Ansprechpartner an der Uni Würzburg

Einen solchen Ansprechpartner gibt es übrigens an der Uni bereits seit einigen Jahren: Professor Ralf Brinktrine, Inhaber des Lehrstuhls für Öffentliches Recht, Deutsches und Europäisches Umweltrecht und Rechtsvergleichung, war 2013 zum „Ansprechpartner für Korruptionsvorsorge“ ernannt worden. Zum 1. Dezember 2016 übergibt er diese Aufgabe an Professor Frank Peter Schuster, Inhaber des Lehrstuhls für Internationales Strafrecht.
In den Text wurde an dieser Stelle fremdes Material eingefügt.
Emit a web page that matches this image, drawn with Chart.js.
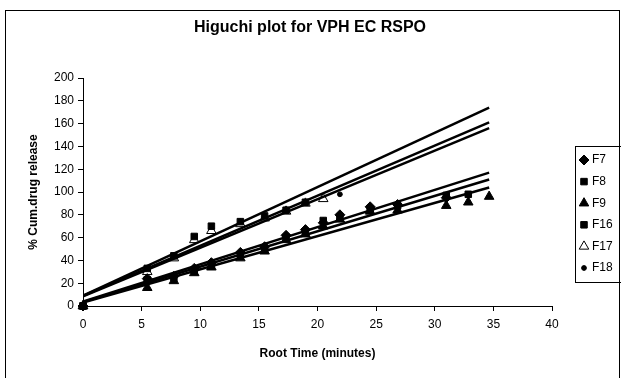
<!DOCTYPE html>
<html>
<head>
<meta charset="utf-8">
<script src="https://cdn.jsdelivr.net/npm/chart.js@4.4.0/dist/chart.umd.min.js"></script>
<style>
    html, body { margin: 0; padding: 0; background: #fff; }
    #wrap { width: 621px; height: 378px; }
</style>
</head>
<body>
<div id="wrap"><canvas id="higuchiChart" width="621" height="378"></canvas></div>
<script>
// Higuchi plot
const chartTitle = 'Higuchi plot for VPH EC RSPO';
const seriesNames = ['F7', 'F8', 'F9', 'F16', 'F17', 'F18'];

// root time (sqrt of minutes)
const rootTime = [0, 5.48, 7.75, 9.49, 10.95, 13.42, 15.49, 17.32, 18.97, 20.49, 21.91, 24.49, 26.83, 30.98, 32.86, 34.64];

// % cumulative drug release
const f7 = [0, 24, 26, 33, 38, 47, 52, 62, 67, 73, 80, 87, 89, 95];
const f8 = [0, 23, 25, 31, 36, 45, 50, 60, 65, 75, 78, 85, 88, 97, 98];
const f9 = [0, 16, 22, 29, 34, 42, 48, 58, 63, 70, 76, 83, 84, 88, 91, 96];
const f16 = [0, 33, 44, 61, 70, 74, 79, 84, 91];
const f17 = [0, 30, 42, 58, 66, 72, 77, 83, 90, 94];
const f18 = [0, 31, 43, 60, 68, 73, 78, 85, 91, 95, 98];

// linear trendlines: value at start and end x
const trendX = [0, 34.64];
const trendF7 = [4, 117];
const trendF8 = [3.5, 111];
const trendF9 = [3, 104];
const trendF16 = [9, 174];
const trendF17 = [8.5, 156];
const trendF18 = [9, 161];

const xTicks = { min: 0, max: 40, step: 5 };
const yTicks = { min: 0, max: 200, step: 20 };

const fontFamily = '"Liberation Sans", Arial, sans-serif';
Chart.defaults.font.family = fontFamily;
Chart.defaults.color = '#000';

function toPoints(values) {
    return values.map((v, i) => ({ x: rootTime[i], y: v }));
}
function toTrend(pair) {
    return pair.map((v, i) => ({ x: trendX[i], y: v }));
}

const markerStyles = [
    { pointStyle: 'rectRot', pointRadius: 5, bg: '#000' },
    { pointStyle: 'rect', pointRadius: 4.6, bg: '#000' },
    { pointStyle: 'triangle', pointRadius: 5.5, bg: '#000' },
    { pointStyle: 'rect', pointRadius: 4.6, bg: '#000' },
    { pointStyle: 'triangle', pointRadius: 5.5, bg: '#fff' },
    { pointStyle: 'circle', pointRadius: 2.4, bg: '#000' }
];

const seriesValues = [f7, f8, f9, f16, f17, f18];
const trendValues = [trendF7, trendF8, trendF9, trendF16, trendF17, trendF18];

const datasets = [];
seriesValues.forEach((vals, i) => {
    const m = markerStyles[i];
    datasets.push({
        label: seriesNames[i],
        data: toPoints(vals),
        pointStyle: m.pointStyle,
        pointRadius: m.pointRadius,
        pointBackgroundColor: m.bg,
        pointBorderColor: '#000',
        pointBorderWidth: 1,
        showLine: false,
        clip: false,
        order: 1
    });
});
trendValues.forEach((pair, i) => {
    datasets.push({
        label: 'Linear (' + seriesNames[i] + ')',
        data: toTrend(pair),
        showLine: true,
        borderColor: '#000',
        borderWidth: 2.5,
        pointRadius: 0,
        fill: false,
        order: 0
    });
});

// frame, title and legend box drawn like the spreadsheet chart
const chartDecor = {
    id: 'chartDecor',
    beforeDraw(chart) {
        const ctx = chart.ctx;
        ctx.save();
        ctx.fillStyle = '#fff';
        ctx.fillRect(0, 0, chart.width, chart.height);
        ctx.restore();
    },
    afterDraw(chart) {
        const ctx = chart.ctx;
        ctx.save();
        ctx.strokeStyle = '#000';
        ctx.lineWidth = 1;
        ctx.strokeRect(5.5, 10.5, 614, 420);

        ctx.fillStyle = '#000';
        ctx.font = 'bold 16px ' + fontFamily;
        ctx.textAlign = 'center';
        ctx.textBaseline = 'middle';
        ctx.fillText(chartTitle, 310, 28);

        ctx.strokeRect(575.5, 146.5, 60, 136);
        ctx.font = '12px ' + fontFamily;
        ctx.textAlign = 'left';
        seriesNames.forEach((name, i) => {
            const y = 160 + i * 21.6;
            const m = markerStyles[i];
            ctx.fillStyle = m.bg;
            ctx.strokeStyle = '#000';
            ctx.lineWidth = 1;
            Chart.helpers.drawPoint(ctx, {
                pointStyle: m.pointStyle,
                radius: m.pointRadius,
                borderWidth: 1,
                rotation: 0
            }, 584, y);
            ctx.fillStyle = '#000';
            ctx.fillText(name, 592, y);
        });
        ctx.restore();
    }
};

function initChart() {
    const ctx = document.getElementById('higuchiChart').getContext('2d');
    new Chart(ctx, {
        type: 'scatter',
        data: { datasets: datasets },
        plugins: [chartDecor],
        options: {
            responsive: false,
            animation: false,
            devicePixelRatio: 1,
            layout: { padding: { top: 78, right: 69, bottom: 0, left: 0 } },
            plugins: {
                legend: { display: false },
                tooltip: { enabled: false },
                title: { display: false }
            },
            scales: {
                x: {
                    type: 'linear',
                    min: xTicks.min,
                    max: xTicks.max,
                    ticks: { stepSize: xTicks.step, font: { size: 12 }, padding: 6, maxRotation: 0 },
                    grid: { drawOnChartArea: false, tickLength: 5, color: '#000' },
                    border: { display: true, color: '#000', width: 1 },
                    title: {
                        display: true,
                        text: 'Root Time (minutes)',
                        font: { size: 12, weight: 'bold' },
                        padding: { top: 0, bottom: 17 }
                    },
                    afterFit(scale) { scale.height = 72; }
                },
                y: {
                    type: 'linear',
                    min: yTicks.min,
                    max: yTicks.max,
                    ticks: { stepSize: yTicks.step, font: { size: 12 }, padding: 4 },
                    grid: { drawOnChartArea: false, tickLength: 5, color: '#000' },
                    border: { display: true, color: '#000', width: 1 },
                    title: {
                        display: true,
                        text: '% Cum.drug release',
                        font: { size: 12, weight: 'bold' },
                        padding: { top: 26, bottom: 0 }
                    },
                    afterFit(scale) { scale.width = 83; }
                }
            }
        }
    });
}

window.onload = () => {
    initChart();
};
</script>
</body>
</html>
Sie seien keine Oberaufseher und keine Verfolgungsbehörde; ihre Aufgabe sei es, Beschäftigte zu informieren und zu beraten, so Brinktrine. Glücklicherweise sei der damit verbundene Aufwand „sehr sehr überschaubar“.

Und was ist nun mit dem Bocksbeutel passiert, den Jürgen Miller als Dankeschön bekommen sollte? Miller blieb standhaft und lehnte mit freundlichen Worten die Annahme des Geschenkes ab.